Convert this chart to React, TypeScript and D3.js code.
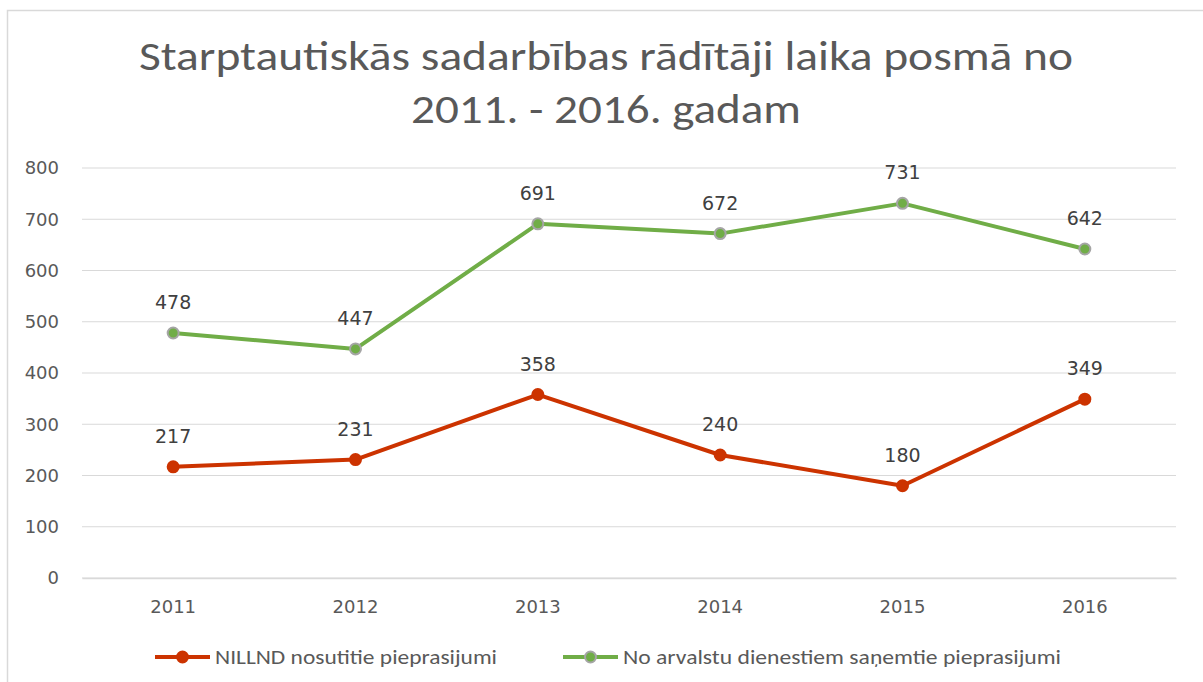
import React, { useEffect, useRef } from 'react';
import * as d3 from 'd3';

const years = ['2011', '2012', '2013', '2014', '2015', '2016'];
const sentRequests = [217, 231, 358, 240, 180, 349];
const receivedRequests = [478, 447, 691, 672, 731, 642];
const yTicks = [0, 100, 200, 300, 400, 500, 600, 700, 800];
const seriesNames = ['NILLND nosutitie pieprasijumi', 'No arvalstu dienestiem saņemtie pieprasijumi'];
const titleLines = ['Starptautiskās sadarbības rādītāji laika posmā no', '2011. - 2016. gadam'];

export default function App() {
  const ref = useRef<SVGSVGElement>(null);

  useEffect(() => {
    document.body.style.margin = '0';
    const svg = d3.select(ref.current);
    svg.selectAll('*').remove();

    // chart frame
    svg.append('rect')
      .attr('x', 7.5).attr('y', 10.5)
      .attr('width', 1210).attr('height', 700)
      .attr('fill', '#fff').attr('stroke', '#d9d9d9').attr('stroke-width', 1.5);

    // title, stretched to the width of the original
    const titleWidths = [934, 390];
    svg.append('g').selectAll('text')
      .data(titleLines)
      .join('text')
      .attr('x', 606)
      .attr('y', (d, i) => 70 + i * 53)
      .attr('text-anchor', 'middle')
      .attr('font-family', 'Carlito, "Open Sans", sans-serif')
      .attr('font-size', 40)
      .attr('textLength', (d, i) => titleWidths[i])
      .attr('lengthAdjust', 'spacingAndGlyphs')
      .attr('fill', '#595959')
      .text(d => d);

    const x = d3.scaleBand().domain(years).range([82, 1176]);
    const y = d3.scaleLinear().domain([0, 800]).range([578, 168]);

    // gridlines
    svg.append('g').selectAll('line')
      .data(yTicks)
      .join('line')
      .attr('x1', 82).attr('x2', 1176)
      .attr('y1', d => y(d)).attr('y2', d => y(d))
      .attr('stroke', '#d9d9d9').attr('stroke-width', 1);

    const yAxis = svg.append('g')
      .attr('transform', 'translate(65,0)')
      .call(d3.axisLeft(y).tickValues(yTicks).tickSize(0).tickPadding(6));
    yAxis.select('.domain').remove();
    yAxis.selectAll('text')
      .attr('font-family', '"DejaVu Sans", sans-serif')
      .attr('font-size', 18)
      .attr('fill', '#595959');

    const xAxis = svg.append('g')
      .attr('transform', 'translate(0,578)')
      .call(d3.axisBottom(x).tickSize(0).tickPadding(22));
    xAxis.select('.domain').attr('stroke', '#d9d9d9').attr('stroke-width', 1.5);
    xAxis.selectAll('text')
      .attr('font-family', '"DejaVu Sans", sans-serif')
      .attr('font-size', 18)
      .attr('fill', '#595959');

    const series = [
      { values: sentRequests, color: '#cc3300', marker: '#cc3300', markerStroke: '#cc3300' },
      { values: receivedRequests, color: '#70ad47', marker: '#70ad47', markerStroke: '#a5a5a5' },
    ];

    const cx = (i: number) => (x(years[i]) as number) + x.bandwidth() / 2;

    series.forEach(s => {
      const line = d3.line<number>()
        .x((d, i) => cx(i))
        .y(d => y(d));
      svg.append('path')
        .datum(s.values)
        .attr('fill', 'none')
        .attr('stroke', s.color)
        .attr('stroke-width', 4)
        .attr('stroke-linejoin', 'round')
        .attr('d', line);
      svg.append('g').selectAll('circle')
        .data(s.values)
        .join('circle')
        .attr('cx', (d, i) => cx(i))
        .attr('cy', d => y(d))
        .attr('r', 5.5)
        .attr('fill', s.marker)
        .attr('stroke', s.markerStroke)
        .attr('stroke-width', 2);
      svg.append('g').selectAll('text')
        .data(s.values)
        .join('text')
        .attr('x', (d, i) => cx(i))
        .attr('y', d => y(d) - 24)
        .attr('text-anchor', 'middle')
        .attr('font-family', '"DejaVu Sans", sans-serif')
        .attr('font-size', 19)
        .attr('fill', '#404040')
        .text(d => d);
    });

    // legend
    const legendX = [155, 563];
    const legendWidths = [282, 438];
    series.forEach((s, i) => {
      const g = svg.append('g').attr('transform', `translate(${legendX[i]},657)`);
      g.append('line')
        .attr('x1', 0).attr('x2', 55)
        .attr('stroke', s.color).attr('stroke-width', 4);
      g.append('circle')
        .attr('cx', 27.5).attr('r', 5.5)
        .attr('fill', s.marker).attr('stroke', s.markerStroke).attr('stroke-width', 2);
      g.append('text')
        .attr('x', 60).attr('y', 7)
        .attr('font-family', 'Carlito, "Open Sans", sans-serif')
        .attr('font-size', 20)
        .attr('textLength', legendWidths[i])
        .attr('lengthAdjust', 'spacingAndGlyphs')
        .attr('fill', '#595959')
        .text(seriesNames[i]);
    });
  }, []);

  return <svg ref={ref} width={1203} height={682} style={{ display: 'block' }} />;
}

◆ TASK DIRECTIONS:
Repeat, with no pictures, each line from the beginning of the data through the line containing "const y = d3.scaleLinear().domain([0, 800]).range([578, 168]);", inclusive.

◆ CORRECT ANSWER:
Convert this chart to React, TypeScript and D3.js code.
import React, { useEffect, useRef } from 'react';
import * as d3 from 'd3';

const years = ['2011', '2012', '2013', '2014', '2015', '2016'];
const sentRequests = [217, 231, 358, 240, 180, 349];
const receivedRequests = [478, 447, 691, 672, 731, 642];
const yTicks = [0, 100, 200, 300, 400, 500, 600, 700, 800];
const seriesNames = ['NILLND nosutitie pieprasijumi', 'No arvalstu dienestiem saņemtie pieprasijumi'];
const titleLines = ['Starptautiskās sadarbības rādītāji laika posmā no', '2011. - 2016. gadam'];

export default function App() {
  const ref = useRef<SVGSVGElement>(null);

  useEffect(() => {
    document.body.style.margin = '0';
    const svg = d3.select(ref.current);
    svg.selectAll('*').remove();

    // chart frame
    svg.append('rect')
      .attr('x', 7.5).attr('y', 10.5)
      .attr('width', 1210).attr('height', 700)
      .attr('fill', '#fff').attr('stroke', '#d9d9d9').attr('stroke-width', 1.5);

    // title, stretched to the width of the original
    const titleWidths = [934, 390];
    svg.append('g').selectAll('text')
      .data(titleLines)
      .join('text')
      .attr('x', 606)
      .attr('y', (d, i) => 70 + i * 53)
      .attr('text-anchor', 'middle')
      .attr('font-family', 'Carlito, "Open Sans", sans-serif')
      .attr('font-size', 40)
      .attr('textLength', (d, i) => titleWidths[i])
      .attr('lengthAdjust', 'spacingAndGlyphs')
      .attr('fill', '#595959')
      .text(d => d);

    const x = d3.scaleBand().domain(years).range([82, 1176]);
    const y = d3.scaleLinear().domain([0, 800]).range([578, 168]);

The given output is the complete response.